Lúcifer é venerado como santo na Sardenha - há, inclusive, uma igreja dedicada ao religioso na região, na qual está enterrada Maria Josefina de Saboia, esposa de Luís 18.

Igreja de São Lúcifer (San Lucifero), em Cagliari, na Sardenha (Itália) Imagem: Kurgus/Wikimedia Commons

No entanto, esse status é controverso. O teólogo britânico John Henry Blunt escreve que Lúcifer foi uma figura divergente até mesmo na Sardenha.

A Igreja de Cagliari celebrou a festa de São Lúcifer no dia 20 de maio. Dois arcebispos da Sardenha escreveram a favor e contra a santidade de Lúcifer. A Congregação da Inquisição impôs silêncio a ambas as partes e decretou que a veneração de Lúcifer deveria permanecer como estava. Os bollandistas defendem este decreto da Congregação, alegando que o Lúcifer em questão não é o autor do cisma, mas outro Lúcifer que sofreu o martírio na perseguição dos Vândalos.
John Henry Blunt em "Dicionário de Seitas, Heresias, Partidos Eclesiásticos e Escolas de Pensamento Religioso" (1874)

Em 1639, o arcebispo de Cagliari, monsenhor Ambrogio Machin, escreveu o "Defensio Sanctitatis beati Luciferi", uma obra em defesa da santidade de Lúcifer, mas fortemente contaminada pelo paroquialismo, tanto que foi ignorada pela historiografia posterior.

Posteriormente, o Papa Urbano 8º, pelo decreto de 20 de junho de 1641, ordenou a todos que se abstivessem de tratar em público da questão da santidade de Lúcifer e de condenar ou defender seu culto até nova decisão da Santa Sé, o que ainda não ocorreu.

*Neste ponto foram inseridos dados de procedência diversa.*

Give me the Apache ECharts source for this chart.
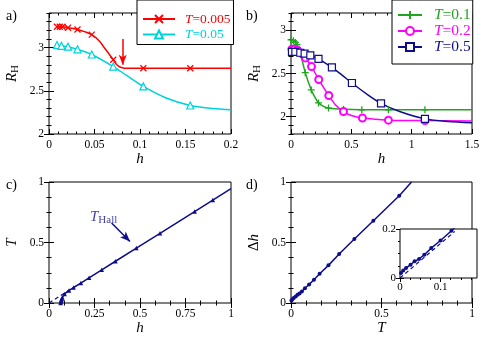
<!DOCTYPE html>
<html><head><meta charset="utf-8">
<script src="https://cdn.jsdelivr.net/npm/echarts@6/dist/echarts.min.js"></script>
<style>html,body{margin:0;padding:0;background:#fff}#c{width:485px;height:352px}</style>
</head><body><div id="c"></div>
<script>
// ---------- data ----------
// panel a: R_H vs h
const aRedMarkH = [0.0088,0.0118,0.0148,0.0209,0.0313,0.047,0.0706,0.1037,0.1552];
const aRedMarkR = [3.24,3.24,3.24,3.23,3.21,3.15,2.86,2.76,2.76];
const aRedFitH  = [0.039,0.055,0.06,0.065,0.0745,0.078,0.083,0.09,0.13,0.2];
const aRedFitR  = [3.185,3.08,3.01,2.94,2.80,2.775,2.762,2.76,2.76,2.76];
const aCyMarkH  = [0.0088,0.0137,0.0209,0.0313,0.047,0.0706,0.1037,0.1552];
const aCyMarkR  = [3.03,3.02,3.01,2.98,2.92,2.78,2.55,2.33];
const aCyFitH   = [0.085,0.128,0.18,0.2];
const aCyFitR   = [2.68,2.42,2.295,2.28];
const aArrowH = [0.081,0.081], aArrowR = [3.10,2.80];
// panel b
const bGrMarkH = [0.0,0.02,0.036,0.05,0.118,0.168,0.228,0.311,0.435,0.587,0.807,1.11];
const bGrMarkR = [2.89,2.88,2.86,2.835,2.51,2.31,2.16,2.10,2.085,2.08,2.08,2.08];
const bGrFitH  = [0.085,0.2,0.27,1.5];
const bGrFitR  = [2.69,2.22,2.12,2.08];
const bMgMarkH = [0.008,0.025,0.055,0.09,0.12,0.17,0.23,0.313,0.435,0.592,0.807,1.11];
const bMgMarkR = [2.78,2.78,2.77,2.73,2.68,2.58,2.43,2.245,2.06,1.985,1.96,1.955];
const bMgFitH  = [0.37,0.5,1.5];
const bMgFitR  = [2.135,2.015,1.95];
const bNvMarkH = [0.008,0.036,0.077,0.113,0.16,0.228,0.339,0.505,0.746,1.11];
const bNvMarkR = [2.75,2.75,2.74,2.73,2.71,2.67,2.57,2.39,2.155,1.975];
const bNvFitH  = [0.42,0.62,0.9,1.3,1.5];
const bNvFitR  = [2.485,2.27,2.06,1.945,1.93];
// panel c: T_Hall(h)
const cMarkH = [0.064,0.065,0.066,0.068,0.07,0.073,0.086,0.11,0.135,0.175,0.22,0.29,0.365,0.48,0.61,0.8,0.9];
const cMarkT = [0.0,0.008,0.016,0.026,0.036,0.045,0.075,0.104,0.128,0.165,0.208,0.274,0.345,0.454,0.576,0.756,0.851];
const cFitH  = [0.063,1.0];
const cFitT  = [0.0,0.945];
const cDashH = [0.0,0.13], cDashT = [0.0,0.125];
const cArrowH = [0.344,0.445], cArrowT = [0.661,0.509];
const cLabelH = [0.30], cLabelT = [0.713];
// panel d: Δh vs T
const dMarkT  = [0.0025,0.008,0.015,0.026,0.036,0.047,0.06,0.077,0.1,0.127,0.158,0.207,0.266,0.35,0.455,0.598];
const dMarkDh = [0.02,0.031,0.041,0.054,0.068,0.078,0.095,0.122,0.153,0.193,0.242,0.311,0.405,0.529,0.68,0.887];
const dFitT = [0.666], dFitDh = [1.0];
const dDashT = [0.0,0.135], dDashDh = [0.0,0.19];
// tick labels
const aTickX=[0,0.05,0.1,0.15,0.2], aTickY=[2,2.5,3];
const bTickX=[0,0.5,1,1.5],        bTickY=[2,2.5,3];
const cTickX=[0,0.25,0.5,0.75,1],  cTickY=[0,0.5,1];
const dTickX=[0,0.5,1],            dTickY=[0,0.5,1];
const iTickX=[0,0.1],              iTickY=[0,0.2];

// ---------- styling ----------
const FONT = '"Liberation Serif","Times New Roman",serif';
const RED='#ff0000', CYAN='#00d2dc', GREEN='#1fa61f', MAG='#ff00ff', NAVY='#0d0d8c';

function ticks(min,max,step){const o=[];for(let k=0;min+k*step<=max+1e-9;k++)o.push(+(min+k*step).toFixed(6));return o;}
function pairs(xs,ys){return xs.map((x,i)=>[x,ys[i]]);}
function merged(mx,my,fx,fy){
  const p = mx.map((x,i)=>({value:[x,my[i]]}));
  fx.forEach((x,i)=>p.push({value:[x,fy[i]],symbol:'none'}));
  p.sort((a,b)=>a.value[0]-b.value[0] || a.value[1]-b.value[1]);
  return p;
}
const rich = (c,fs)=>({
  i:{fontFamily:FONT,fontStyle:'italic',fontSize:fs,color:c},
  n:{fontFamily:FONT,fontSize:fs,color:c},
  s:{fontFamily:FONT,fontSize:Math.round(fs*0.7),color:c,padding:[7,0,0,0]}
});

const xAxes=[], yAxes=[];
function addAxes(list,dim,g,min,max,majors,step,o){
  const i0=list.length, minors=ticks(min,max,step);
  const pos = dim==='x'?['bottom','top']:['left','right'];
  for(let s=0;s<2;s++) for(let m=0;m<2;m++){
    const major = m===0;
    const ax = {gridIndex:g,type:'value',min,max,position:pos[s],
      splitLine:{show:false},axisLine:{show:false},axisPointer:{show:false},
      axisTick:{show:true,inside:true,length:major?o.maj:o.mn,customValues:major?majors:minors,lineStyle:{color:'#000',width:1}},
      axisLabel:{show:s===0&&major,customValues:majors,margin:o.margin,fontSize:o.fs,fontFamily:FONT,color:'#000'}};
    if(s===0&&major&&o.name){
      ax.name=o.name; ax.nameLocation='middle'; ax.nameGap=o.gap; ax.nameRotate=dim==='y'?90:0;
      ax.nameTextStyle={fontFamily:FONT,color:'#000',rich:rich('#000',o.nfs||15)};
    }
    list.push(ax);
  }
  return i0;
}
const M = {maj:5,mn:2.5,margin:5,fs:11.5};
const ax = {
  a:[addAxes(xAxes,'x',0,0,0.2,aTickX,0.01,{...M,name:'{i|h}',gap:7}), addAxes(yAxes,'y',0,2,3.4,aTickY,0.1,{...M,name:'{i|R}{s|H}',gap:28})],
  b:[addAxes(xAxes,'x',1,0,1.5,bTickX,0.1,{...M,name:'{i|h}',gap:7}), addAxes(yAxes,'y',1,1.8,3.2,bTickY,0.1,{...M,name:'{i|R}{s|H}',gap:28})],
  c:[addAxes(xAxes,'x',2,0,1,cTickX,1/12,{...M,name:'{i|h}',gap:7}), addAxes(yAxes,'y',2,0,1,cTickY,0.125,{...M,name:'{i|T}',gap:29})],
  d:[addAxes(xAxes,'x',3,0,1,dTickX,1/12,{...M,name:'{i|T}',gap:7}), addAxes(yAxes,'y',3,0,1,dTickY,0.125,{...M,name:'{n|Δ}{i|h}',gap:29})],
  i:[addAxes(xAxes,'x',4,0,0.19,iTickX,0.025,{maj:4,mn:2,margin:4,fs:11}), addAxes(yAxes,'y',4,0,0.2,iTickY,0.05,{maj:4,mn:2,margin:4,fs:11})]
};
const G = (k)=>({xAxisIndex:ax[k][0],yAxisIndex:ax[k][1]});
const gridBase = {show:true,borderColor:'#000',borderWidth:1,outerBoundsMode:'none',containLabel:false};
const grids = [
  {...gridBase,left:49,top:13,width:182,height:121},
  {...gridBase,left:291,top:13,width:181,height:121},
  {...gridBase,left:49,top:182,width:182,height:121},
  {...gridBase,left:291,top:182,width:181,height:121},
  {...gridBase,left:400,top:229,width:77,height:49,backgroundColor:'#fff',z:5}
];
function lineSeries(k,name,data,color,sym,size,fill,bw,extra){
  return Object.assign({type:'line',name,...G(k),data,smooth:0.3,
    symbol:sym,symbolSize:size,showSymbol:true,showAllSymbol:true,clip:true,
    lineStyle:{color,width:1.5},itemStyle:{color:fill,borderColor:color,borderWidth:bw},
    emphasis:{disabled:true},animation:false},extra||{});
}
const XSYM='path://M0,0L10,10M10,0L0,10', PSYM='path://M5,0L5,10M0,5L10,5';
const arrowML=(xs,ys,color)=>({silent:true,symbol:['none','arrow'],symbolSize:[6,10],
  lineStyle:{color,width:1.5,type:'solid'},label:{show:false},
  data:[[{coord:[xs[0],ys[0]]},{coord:[xs[1],ys[1]]}]]});

const series = [
  lineSeries('a','T=0.005',merged(aRedMarkH,aRedMarkR,aRedFitH,aRedFitR),RED,XSYM,6,RED,1.3,{markLine:arrowML(aArrowH,aArrowR,RED)}),
  lineSeries('a','T=0.05',merged(aCyMarkH,aCyMarkR,aCyFitH,aCyFitR),CYAN,'triangle',7,'#fff',1.2),
  lineSeries('b','T=0.1',merged(bGrMarkH,bGrMarkR,bGrFitH,bGrFitR),GREEN,PSYM,7,GREEN,1.3),
  lineSeries('b','T=0.2',merged(bMgMarkH,bMgMarkR,bMgFitH,bMgFitR),MAG,'circle',7,'#fff',2),
  lineSeries('b','T=0.5',merged(bNvMarkH,bNvMarkR,bNvFitH,bNvFitR),NAVY,'rect',7,'#fff',1.2),
  lineSeries('c','cfit',merged(cMarkH,cMarkT,cFitH,cFitT),NAVY,'triangle',4.5,NAVY,0,{smooth:false,markLine:arrowML(cArrowH,cArrowT,NAVY)}),
  {type:'line',name:'cdash',...G('c'),data:pairs(cDashH,cDashT),symbol:'none',lineStyle:{color:NAVY,width:1.2,type:[4,3]},animation:false},
  {type:'scatter',name:'clabel',...G('c'),data:pairs(cLabelH,cLabelT),symbolSize:0,animation:false,silent:true,
    label:{show:true,position:'inside',formatter:'{i|T}{s|Hall}',rich:rich(NAVY,15)}},
  lineSeries('d','dfit',merged(dMarkT,dMarkDh,dFitT,dFitDh),NAVY,'circle',4,NAVY,0,{smooth:false}),
  lineSeries('i','ifit',merged(dMarkT,dMarkDh,[],[]),NAVY,'circle',4,NAVY,0,{smooth:false,z:6}),
  {type:'line',name:'idash',...G('i'),data:pairs(dDashT,dDashDh),symbol:'none',z:6,lineStyle:{color:NAVY,width:1.2,type:[4,3]},animation:false}
];

const legItem=(n,c,fs,gap)=>({name:n,textStyle:{color:c,fontFamily:FONT,fontSize:fs,rich:{
  i:{fontFamily:FONT,fontStyle:'italic',fontSize:fs,color:c,padding:[0,0,0,gap]},
  r:{fontFamily:FONT,fontSize:fs,color:c}}}});
const legBase={orient:'vertical',selectedMode:false,borderColor:'#000',borderWidth:1,backgroundColor:'#fff',
  formatter:n=>'{i|T}{r|'+n.slice(1)+'}',itemHeight:10};
const legend=[
  {...legBase,left:137,top:0,itemWidth:32,itemGap:1.5,padding:[12,3,3,5],data:[legItem('T=0.005',RED,13.5,5),legItem('T=0.05',CYAN,13.5,5)]},
  {...legBase,left:392,top:0,itemWidth:24,itemGap:0,padding:[7,2,9,5],data:[legItem('T=0.1',GREEN,15.5,7),legItem('T=0.2',MAG,15.5,7),legItem('T=0.5',NAVY,15.5,7)]}
];
const tstyle={fontFamily:FONT,fontSize:14,fontWeight:'normal',color:'#000'};
const title=[
  {text:'a)',left:6,top:9,padding:0,textStyle:tstyle},
  {text:'b)',left:246,top:9,padding:0,textStyle:tstyle},
  {text:'c)',left:6,top:178,padding:0,textStyle:tstyle},
  {text:'d)',left:246,top:178,padding:0,textStyle:tstyle}
];
const chart = echarts.init(document.getElementById('c'),null,{renderer:'canvas'});
chart.setOption({animation:false,backgroundColor:'#fff',title,legend,grid:grids,xAxis:xAxes,yAxis:yAxes,series});
</script></body></html>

O nome de Lúcifer também pesa na santidade ou não do religioso. Por mais que o significado seja "portador da luz" em latim e originalmente representasse o planeta Vênus, o nome foi relacionado ao diabo após interpretações controversas de passagens bíblicas, como Isaías 14:12 e Lucas 10.

Sendo assim, normalmente a Igreja evita menções a São Lúcifer, com o objetivo de se esquivar de mal-entendidos e polêmicas.

Há anos, por exemplo, circula um vídeo que alega que um "canto gregoriano" entoado no Vaticano exaltava Lúcifer (o diabo). Na realidade, porém, o cântico Exsultet, que inclui versos como "Flammas eius lucifer matutinus inveniat", traz a palavra no sentido original, como "portador da luz".